Information provided:
* * *

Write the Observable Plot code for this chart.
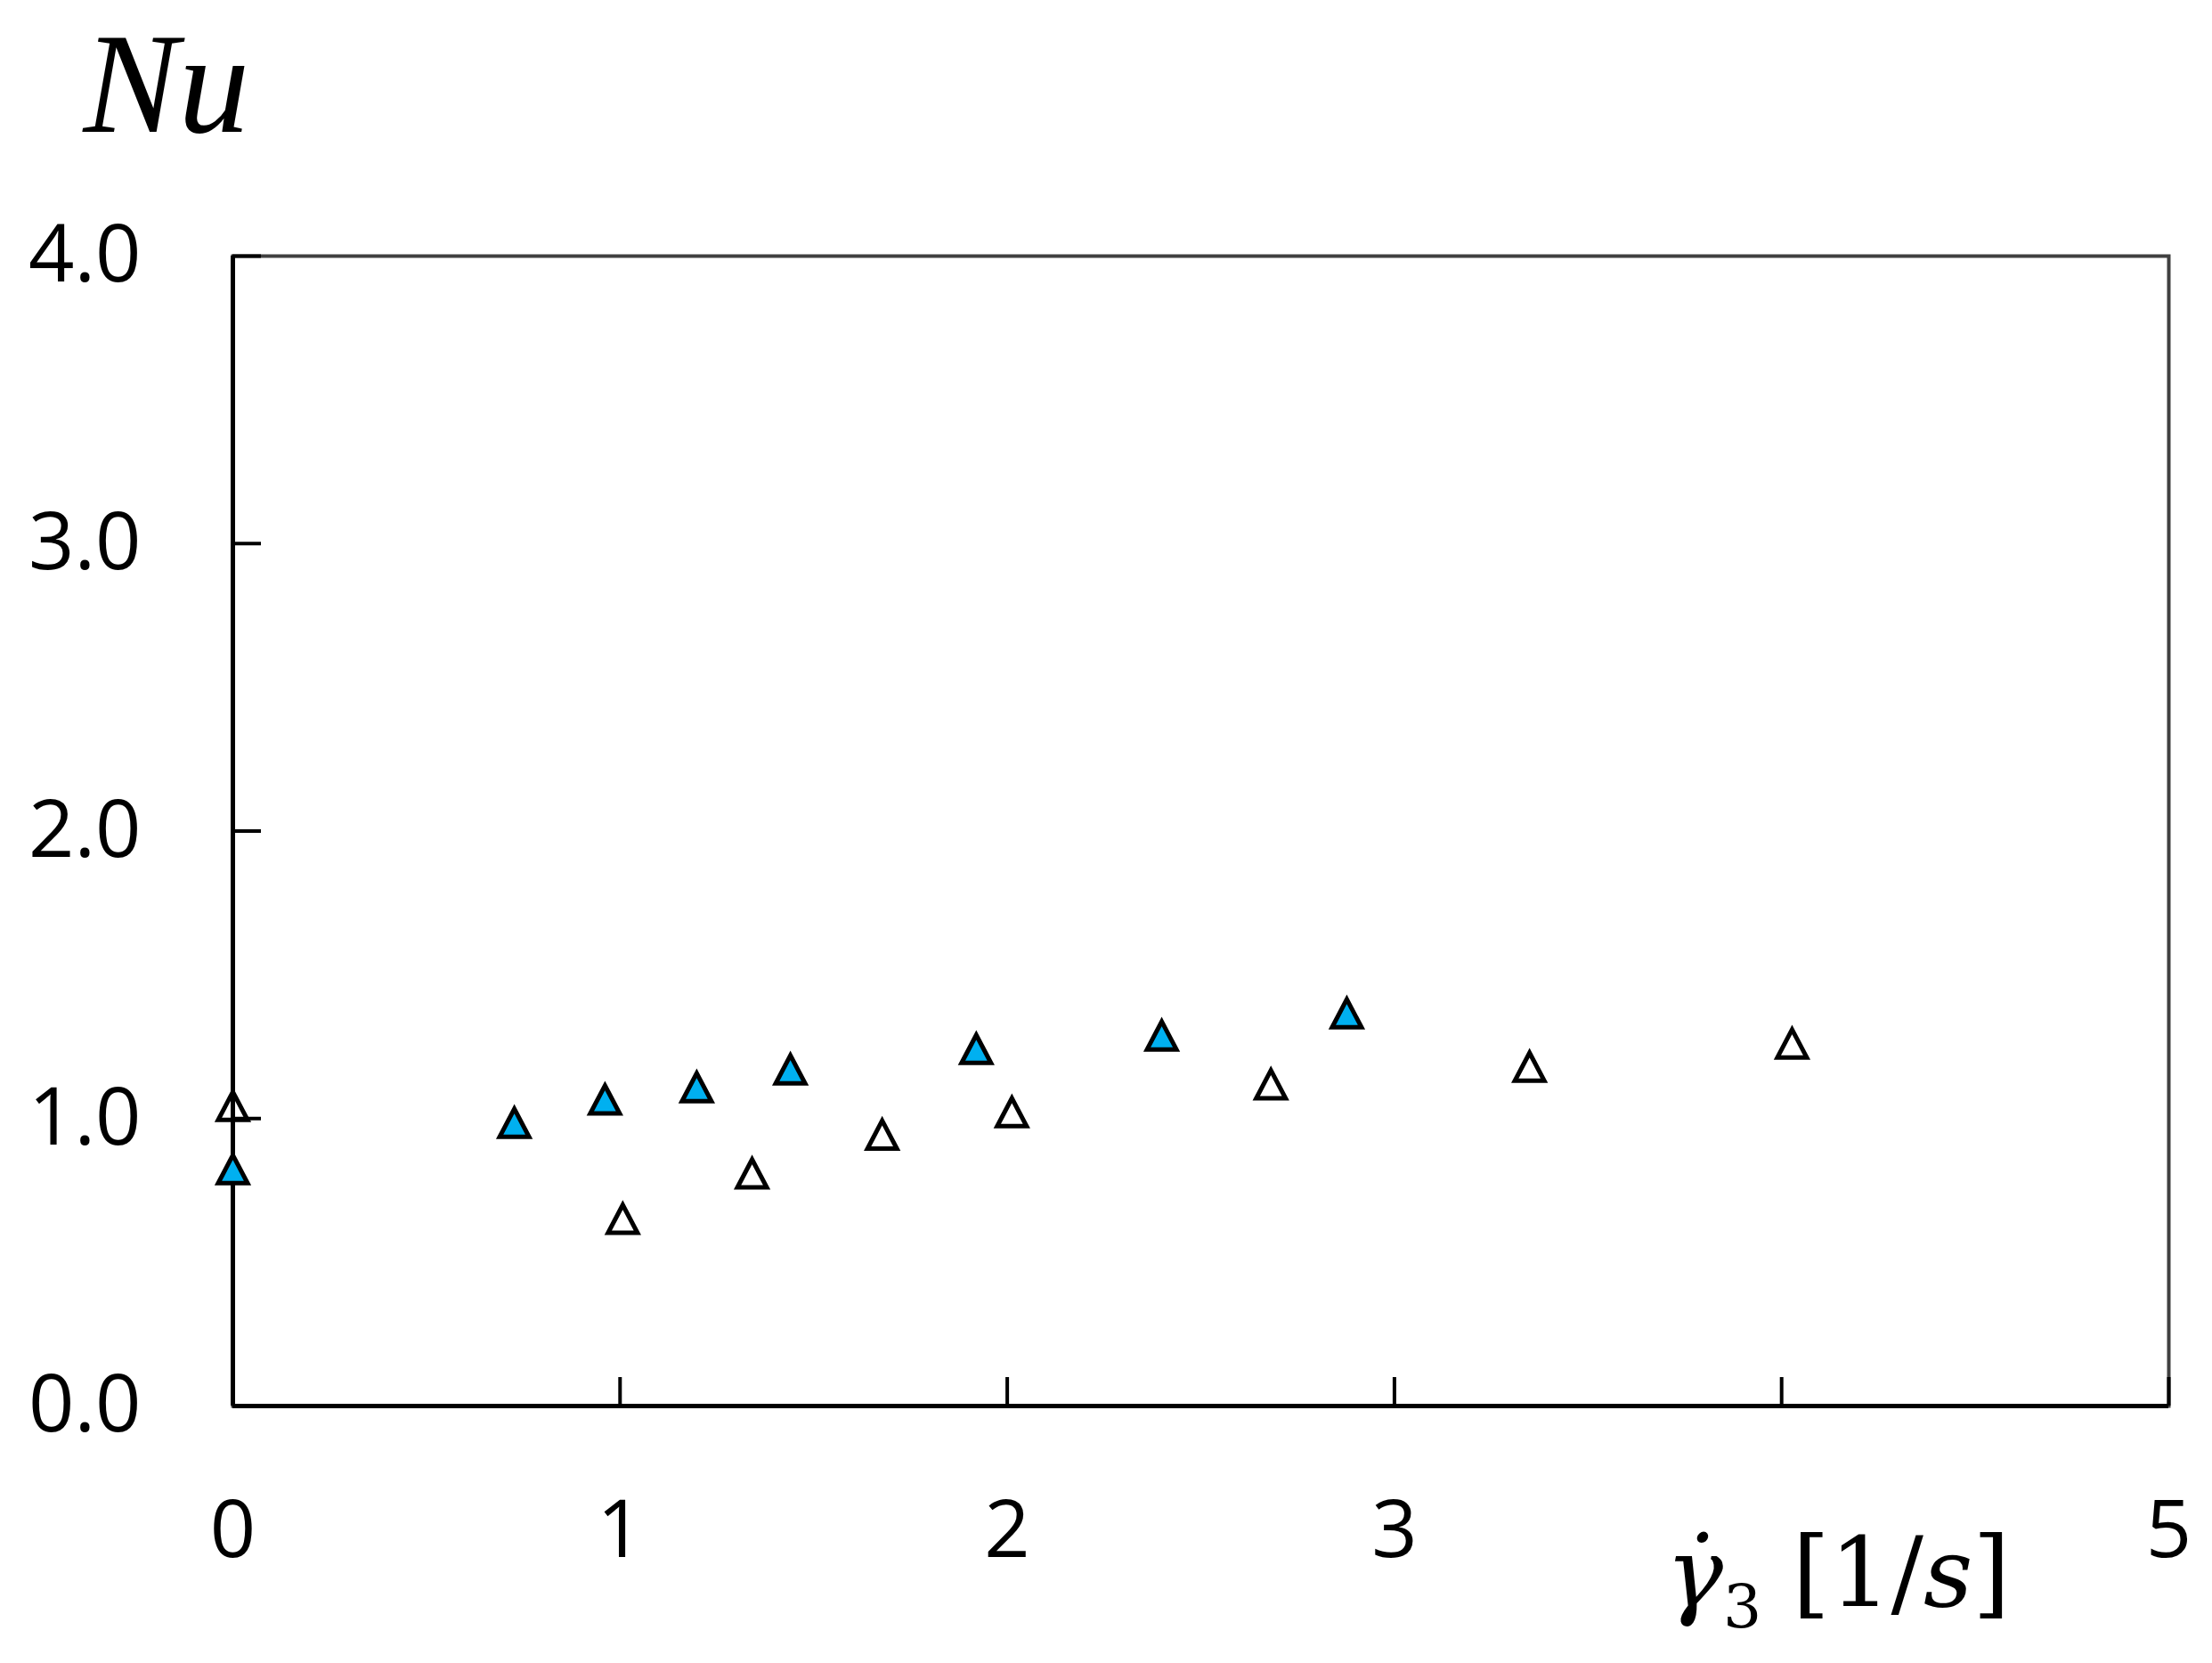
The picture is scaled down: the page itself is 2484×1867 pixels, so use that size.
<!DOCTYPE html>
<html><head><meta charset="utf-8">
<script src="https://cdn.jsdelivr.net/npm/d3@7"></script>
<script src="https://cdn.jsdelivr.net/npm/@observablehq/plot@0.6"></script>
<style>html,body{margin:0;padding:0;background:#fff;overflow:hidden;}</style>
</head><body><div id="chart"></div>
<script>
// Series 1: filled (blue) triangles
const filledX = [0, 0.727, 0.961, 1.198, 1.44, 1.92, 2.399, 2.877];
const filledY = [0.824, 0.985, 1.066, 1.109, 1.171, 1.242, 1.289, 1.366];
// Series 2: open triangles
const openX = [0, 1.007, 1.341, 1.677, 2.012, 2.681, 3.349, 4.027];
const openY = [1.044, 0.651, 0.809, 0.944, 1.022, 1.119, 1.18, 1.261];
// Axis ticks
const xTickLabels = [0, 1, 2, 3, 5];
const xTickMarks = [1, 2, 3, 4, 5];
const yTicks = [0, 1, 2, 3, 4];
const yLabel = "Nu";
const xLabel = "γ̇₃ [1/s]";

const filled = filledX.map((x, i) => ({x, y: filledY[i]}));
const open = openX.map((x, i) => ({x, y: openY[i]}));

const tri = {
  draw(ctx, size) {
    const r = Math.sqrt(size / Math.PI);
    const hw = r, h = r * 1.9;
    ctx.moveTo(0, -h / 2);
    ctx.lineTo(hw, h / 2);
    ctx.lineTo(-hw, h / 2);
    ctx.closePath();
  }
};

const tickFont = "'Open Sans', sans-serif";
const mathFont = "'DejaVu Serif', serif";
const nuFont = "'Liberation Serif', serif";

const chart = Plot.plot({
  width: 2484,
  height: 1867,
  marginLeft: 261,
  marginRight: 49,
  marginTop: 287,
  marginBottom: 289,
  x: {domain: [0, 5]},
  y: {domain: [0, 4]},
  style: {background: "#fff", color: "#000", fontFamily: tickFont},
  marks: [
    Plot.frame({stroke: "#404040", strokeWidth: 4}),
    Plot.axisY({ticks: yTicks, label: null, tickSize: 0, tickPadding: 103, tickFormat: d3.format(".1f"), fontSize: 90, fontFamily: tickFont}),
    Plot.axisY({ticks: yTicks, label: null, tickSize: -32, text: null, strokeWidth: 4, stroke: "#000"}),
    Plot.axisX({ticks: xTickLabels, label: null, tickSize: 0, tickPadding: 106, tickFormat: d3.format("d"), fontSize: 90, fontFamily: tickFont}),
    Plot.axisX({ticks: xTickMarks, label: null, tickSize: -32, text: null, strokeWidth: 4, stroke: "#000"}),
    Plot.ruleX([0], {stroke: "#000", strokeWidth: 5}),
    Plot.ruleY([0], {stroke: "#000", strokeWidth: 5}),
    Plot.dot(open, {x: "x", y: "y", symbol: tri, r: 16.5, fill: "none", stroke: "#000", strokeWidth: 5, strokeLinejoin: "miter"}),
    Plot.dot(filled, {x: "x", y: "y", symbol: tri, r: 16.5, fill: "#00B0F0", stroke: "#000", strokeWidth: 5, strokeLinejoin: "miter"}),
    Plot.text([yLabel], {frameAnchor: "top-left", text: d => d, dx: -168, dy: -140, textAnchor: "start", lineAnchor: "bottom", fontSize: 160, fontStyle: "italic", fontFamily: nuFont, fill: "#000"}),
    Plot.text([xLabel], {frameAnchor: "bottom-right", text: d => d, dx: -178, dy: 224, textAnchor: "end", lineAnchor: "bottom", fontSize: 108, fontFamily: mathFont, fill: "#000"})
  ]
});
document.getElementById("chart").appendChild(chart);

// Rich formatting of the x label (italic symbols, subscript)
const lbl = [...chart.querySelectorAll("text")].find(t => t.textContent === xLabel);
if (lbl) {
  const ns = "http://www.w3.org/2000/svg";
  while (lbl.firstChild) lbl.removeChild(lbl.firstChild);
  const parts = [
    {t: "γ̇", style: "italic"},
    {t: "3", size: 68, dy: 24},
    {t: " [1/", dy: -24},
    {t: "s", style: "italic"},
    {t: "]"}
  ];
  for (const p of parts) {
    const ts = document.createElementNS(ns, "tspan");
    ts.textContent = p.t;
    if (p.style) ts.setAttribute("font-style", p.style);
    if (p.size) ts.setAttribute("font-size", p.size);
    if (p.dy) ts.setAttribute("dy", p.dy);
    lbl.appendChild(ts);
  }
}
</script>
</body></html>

* * *

Problem to solve: Write down exactly the span of lines above from the one containing "The picture is" to the one containing "const open = openX.map((x, i)", both ends included.

Written response:
The picture is scaled down: the page itself is 2484×1867 pixels, so use that size.
<!DOCTYPE html>
<html><head><meta charset="utf-8">
<script src="https://cdn.jsdelivr.net/npm/d3@7"></script>
<script src="https://cdn.jsdelivr.net/npm/@observablehq/plot@0.6"></script>
<style>html,body{margin:0;padding:0;background:#fff;overflow:hidden;}</style>
</head><body><div id="chart"></div>
<script>
// Series 1: filled (blue) triangles
const filledX = [0, 0.727, 0.961, 1.198, 1.44, 1.92, 2.399, 2.877];
const filledY = [0.824, 0.985, 1.066, 1.109, 1.171, 1.242, 1.289, 1.366];
// Series 2: open triangles
const openX = [0, 1.007, 1.341, 1.677, 2.012, 2.681, 3.349, 4.027];
const openY = [1.044, 0.651, 0.809, 0.944, 1.022, 1.119, 1.18, 1.261];
// Axis ticks
const xTickLabels = [0, 1, 2, 3, 5];
const xTickMarks = [1, 2, 3, 4, 5];
const yTicks = [0, 1, 2, 3, 4];
const yLabel = "Nu";
const xLabel = "γ̇₃ [1/s]";

const filled = filledX.map((x, i) => ({x, y: filledY[i]}));
const open = openX.map((x, i) => ({x, y: openY[i]}));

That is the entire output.